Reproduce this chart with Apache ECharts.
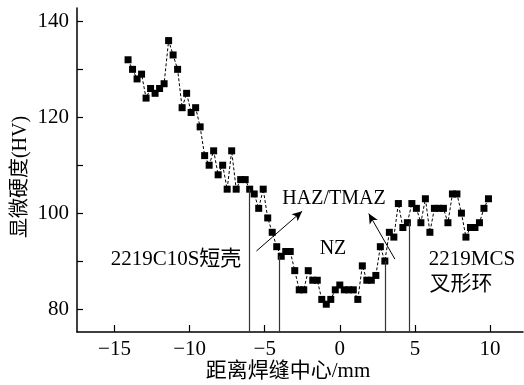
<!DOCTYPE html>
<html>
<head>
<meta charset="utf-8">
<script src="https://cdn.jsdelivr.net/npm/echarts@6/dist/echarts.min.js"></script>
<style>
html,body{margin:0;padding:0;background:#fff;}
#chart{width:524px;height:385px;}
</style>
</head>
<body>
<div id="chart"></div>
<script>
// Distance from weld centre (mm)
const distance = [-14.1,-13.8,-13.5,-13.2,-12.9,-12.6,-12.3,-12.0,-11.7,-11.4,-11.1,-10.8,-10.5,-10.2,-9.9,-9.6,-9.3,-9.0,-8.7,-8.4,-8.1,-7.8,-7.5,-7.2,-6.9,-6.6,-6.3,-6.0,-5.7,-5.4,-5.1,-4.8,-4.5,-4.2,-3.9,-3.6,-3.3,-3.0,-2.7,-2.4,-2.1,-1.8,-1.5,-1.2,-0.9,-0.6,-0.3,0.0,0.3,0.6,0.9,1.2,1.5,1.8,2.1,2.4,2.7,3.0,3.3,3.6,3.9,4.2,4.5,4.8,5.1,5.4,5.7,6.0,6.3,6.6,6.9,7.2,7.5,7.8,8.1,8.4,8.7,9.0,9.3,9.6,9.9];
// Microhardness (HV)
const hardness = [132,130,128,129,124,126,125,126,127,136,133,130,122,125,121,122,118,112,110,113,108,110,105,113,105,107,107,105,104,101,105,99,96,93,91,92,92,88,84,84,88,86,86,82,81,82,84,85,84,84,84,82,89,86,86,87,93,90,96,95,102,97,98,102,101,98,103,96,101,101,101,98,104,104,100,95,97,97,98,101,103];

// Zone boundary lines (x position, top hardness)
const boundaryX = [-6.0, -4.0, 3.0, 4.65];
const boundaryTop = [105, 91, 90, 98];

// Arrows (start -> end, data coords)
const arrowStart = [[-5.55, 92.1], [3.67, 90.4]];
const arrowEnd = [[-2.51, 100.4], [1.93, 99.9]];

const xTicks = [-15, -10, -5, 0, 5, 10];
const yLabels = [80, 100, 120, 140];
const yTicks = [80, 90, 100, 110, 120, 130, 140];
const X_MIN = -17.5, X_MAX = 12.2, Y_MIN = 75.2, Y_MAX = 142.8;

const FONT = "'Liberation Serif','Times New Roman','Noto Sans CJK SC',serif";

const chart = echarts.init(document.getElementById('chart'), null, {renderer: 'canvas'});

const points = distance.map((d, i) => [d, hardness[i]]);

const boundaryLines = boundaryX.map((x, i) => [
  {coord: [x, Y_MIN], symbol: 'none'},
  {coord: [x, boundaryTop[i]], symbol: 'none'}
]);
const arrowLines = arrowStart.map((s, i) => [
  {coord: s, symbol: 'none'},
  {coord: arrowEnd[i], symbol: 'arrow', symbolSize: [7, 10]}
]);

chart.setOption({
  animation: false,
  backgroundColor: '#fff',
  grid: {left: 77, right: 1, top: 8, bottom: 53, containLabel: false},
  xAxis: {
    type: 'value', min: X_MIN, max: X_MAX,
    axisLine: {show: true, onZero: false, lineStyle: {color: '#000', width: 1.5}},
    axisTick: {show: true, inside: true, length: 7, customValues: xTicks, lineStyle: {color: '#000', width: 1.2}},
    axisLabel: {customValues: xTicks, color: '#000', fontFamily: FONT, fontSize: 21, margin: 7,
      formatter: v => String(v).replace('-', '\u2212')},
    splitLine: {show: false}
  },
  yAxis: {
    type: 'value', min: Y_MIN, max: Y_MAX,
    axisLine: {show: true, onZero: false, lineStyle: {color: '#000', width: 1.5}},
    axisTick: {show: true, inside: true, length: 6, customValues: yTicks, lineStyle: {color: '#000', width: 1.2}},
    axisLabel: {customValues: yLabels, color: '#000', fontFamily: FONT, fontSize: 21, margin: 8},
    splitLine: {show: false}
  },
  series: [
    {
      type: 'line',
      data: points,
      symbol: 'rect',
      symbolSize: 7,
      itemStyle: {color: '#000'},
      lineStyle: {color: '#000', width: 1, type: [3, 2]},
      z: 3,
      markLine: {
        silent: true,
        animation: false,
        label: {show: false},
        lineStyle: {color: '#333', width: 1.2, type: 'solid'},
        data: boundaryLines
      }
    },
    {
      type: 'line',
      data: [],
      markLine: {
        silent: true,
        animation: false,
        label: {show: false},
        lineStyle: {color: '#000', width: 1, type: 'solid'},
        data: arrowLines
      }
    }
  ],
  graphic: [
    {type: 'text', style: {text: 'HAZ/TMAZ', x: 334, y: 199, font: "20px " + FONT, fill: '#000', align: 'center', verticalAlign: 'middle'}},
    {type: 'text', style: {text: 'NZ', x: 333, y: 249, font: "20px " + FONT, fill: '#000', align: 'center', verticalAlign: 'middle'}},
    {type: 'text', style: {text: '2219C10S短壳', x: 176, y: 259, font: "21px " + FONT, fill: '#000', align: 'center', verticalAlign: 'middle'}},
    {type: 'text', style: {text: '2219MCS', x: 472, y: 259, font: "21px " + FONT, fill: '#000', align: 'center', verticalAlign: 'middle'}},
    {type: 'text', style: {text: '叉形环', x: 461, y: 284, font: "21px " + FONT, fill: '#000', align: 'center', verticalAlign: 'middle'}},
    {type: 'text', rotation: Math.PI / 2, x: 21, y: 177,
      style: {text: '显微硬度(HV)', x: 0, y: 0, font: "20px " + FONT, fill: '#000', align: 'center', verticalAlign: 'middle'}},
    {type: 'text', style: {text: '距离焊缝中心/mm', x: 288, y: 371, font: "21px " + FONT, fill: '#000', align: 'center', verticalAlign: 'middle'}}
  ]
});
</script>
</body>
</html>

---

Repeat the material above in full and exactly, apart from the pictures.

Result of the exercise:
Reproduce this chart with Apache ECharts.
<!DOCTYPE html>
<html>
<head>
<meta charset="utf-8">
<script src="https://cdn.jsdelivr.net/npm/echarts@6/dist/echarts.min.js"></script>
<style>
html,body{margin:0;padding:0;background:#fff;}
#chart{width:524px;height:385px;}
</style>
</head>
<body>
<div id="chart"></div>
<script>
// Distance from weld centre (mm)
const distance = [-14.1,-13.8,-13.5,-13.2,-12.9,-12.6,-12.3,-12.0,-11.7,-11.4,-11.1,-10.8,-10.5,-10.2,-9.9,-9.6,-9.3,-9.0,-8.7,-8.4,-8.1,-7.8,-7.5,-7.2,-6.9,-6.6,-6.3,-6.0,-5.7,-5.4,-5.1,-4.8,-4.5,-4.2,-3.9,-3.6,-3.3,-3.0,-2.7,-2.4,-2.1,-1.8,-1.5,-1.2,-0.9,-0.6,-0.3,0.0,0.3,0.6,0.9,1.2,1.5,1.8,2.1,2.4,2.7,3.0,3.3,3.6,3.9,4.2,4.5,4.8,5.1,5.4,5.7,6.0,6.3,6.6,6.9,7.2,7.5,7.8,8.1,8.4,8.7,9.0,9.3,9.6,9.9];
// Microhardness (HV)
const hardness = [132,130,128,129,124,126,125,126,127,136,133,130,122,125,121,122,118,112,110,113,108,110,105,113,105,107,107,105,104,101,105,99,96,93,91,92,92,88,84,84,88,86,86,82,81,82,84,85,84,84,84,82,89,86,86,87,93,90,96,95,102,97,98,102,101,98,103,96,101,101,101,98,104,104,100,95,97,97,98,101,103];

// Zone boundary lines (x position, top hardness)
const boundaryX = [-6.0, -4.0, 3.0, 4.65];
const boundaryTop = [105, 91, 90, 98];

// Arrows (start -> end, data coords)
const arrowStart = [[-5.55, 92.1], [3.67, 90.4]];
const arrowEnd = [[-2.51, 100.4], [1.93, 99.9]];

const xTicks = [-15, -10, -5, 0, 5, 10];
const yLabels = [80, 100, 120, 140];
const yTicks = [80, 90, 100, 110, 120, 130, 140];
const X_MIN = -17.5, X_MAX = 12.2, Y_MIN = 75.2, Y_MAX = 142.8;

const FONT = "'Liberation Serif','Times New Roman','Noto Sans CJK SC',serif";

const chart = echarts.init(document.getElementById('chart'), null, {renderer: 'canvas'});

const points = distance.map((d, i) => [d, hardness[i]]);

const boundaryLines = boundaryX.map((x, i) => [
  {coord: [x, Y_MIN], symbol: 'none'},
  {coord: [x, boundaryTop[i]], symbol: 'none'}
]);
const arrowLines = arrowStart.map((s, i) => [
  {coord: s, symbol: 'none'},
  {coord: arrowEnd[i], symbol: 'arrow', symbolSize: [7, 10]}
]);

chart.setOption({
  animation: false,
  backgroundColor: '#fff',
  grid: {left: 77, right: 1, top: 8, bottom: 53, containLabel: false},
  xAxis: {
    type: 'value', min: X_MIN, max: X_MAX,
    axisLine: {show: true, onZero: false, lineStyle: {color: '#000', width: 1.5}},
    axisTick: {show: true, inside: true, length: 7, customValues: xTicks, lineStyle: {color: '#000', width: 1.2}},
    axisLabel: {customValues: xTicks, color: '#000', fontFamily: FONT, fontSize: 21, margin: 7,
      formatter: v => String(v).replace('-', '\u2212')},
    splitLine: {show: false}
  },
  yAxis: {
    type: 'value', min: Y_MIN, max: Y_MAX,
    axisLine: {show: true, onZero: false, lineStyle: {color: '#000', width: 1.5}},
    axisTick: {show: true, inside: true, length: 6, customValues: yTicks, lineStyle: {color: '#000', width: 1.2}},
    axisLabel: {customValues: yLabels, color: '#000', fontFamily: FONT, fontSize: 21, margin: 8},
    splitLine: {show: false}
  },
  series: [
    {
      type: 'line',
      data: points,
      symbol: 'rect',
      symbolSize: 7,
      itemStyle: {color: '#000'},
      lineStyle: {color: '#000', width: 1, type: [3, 2]},
      z: 3,
      markLine: {
        silent: true,
        animation: false,
        label: {show: false},
        lineStyle: {color: '#333', width: 1.2, type: 'solid'},
        data: boundaryLines
      }
    },
    {
      type: 'line',
      data: [],
      markLine: {
        silent: true,
        animation: false,
        label: {show: false},
        lineStyle: {color: '#000', width: 1, type: 'solid'},
        data: arrowLines
      }
    }
  ],
  graphic: [
    {type: 'text', style: {text: 'HAZ/TMAZ', x: 334, y: 199, font: "20px " + FONT, fill: '#000', align: 'center', verticalAlign: 'middle'}},
    {type: 'text', style: {text: 'NZ', x: 333, y: 249, font: "20px " + FONT, fill: '#000', align: 'center', verticalAlign: 'middle'}},
    {type: 'text', style: {text: '2219C10S短壳', x: 176, y: 259, font: "21px " + FONT, fill: '#000', align: 'center', verticalAlign: 'middle'}},
    {type: 'text', style: {text: '2219MCS', x: 472, y: 259, font: "21px " + FONT, fill: '#000', align: 'center', verticalAlign: 'middle'}},
    {type: 'text', style: {text: '叉形环', x: 461, y: 284, font: "21px " + FONT, fill: '#000', align: 'center', verticalAlign: 'middle'}},
    {type: 'text', rotation: Math.PI / 2, x: 21, y: 177,
      style: {text: '显微硬度(HV)', x: 0, y: 0, font: "20px " + FONT, fill: '#000', align: 'center', verticalAlign: 'middle'}},
    {type: 'text', style: {text: '距离焊缝中心/mm', x: 288, y: 371, font: "21px " + FONT, fill: '#000', align: 'center', verticalAlign: 'middle'}}
  ]
});
</script>
</body>
</html>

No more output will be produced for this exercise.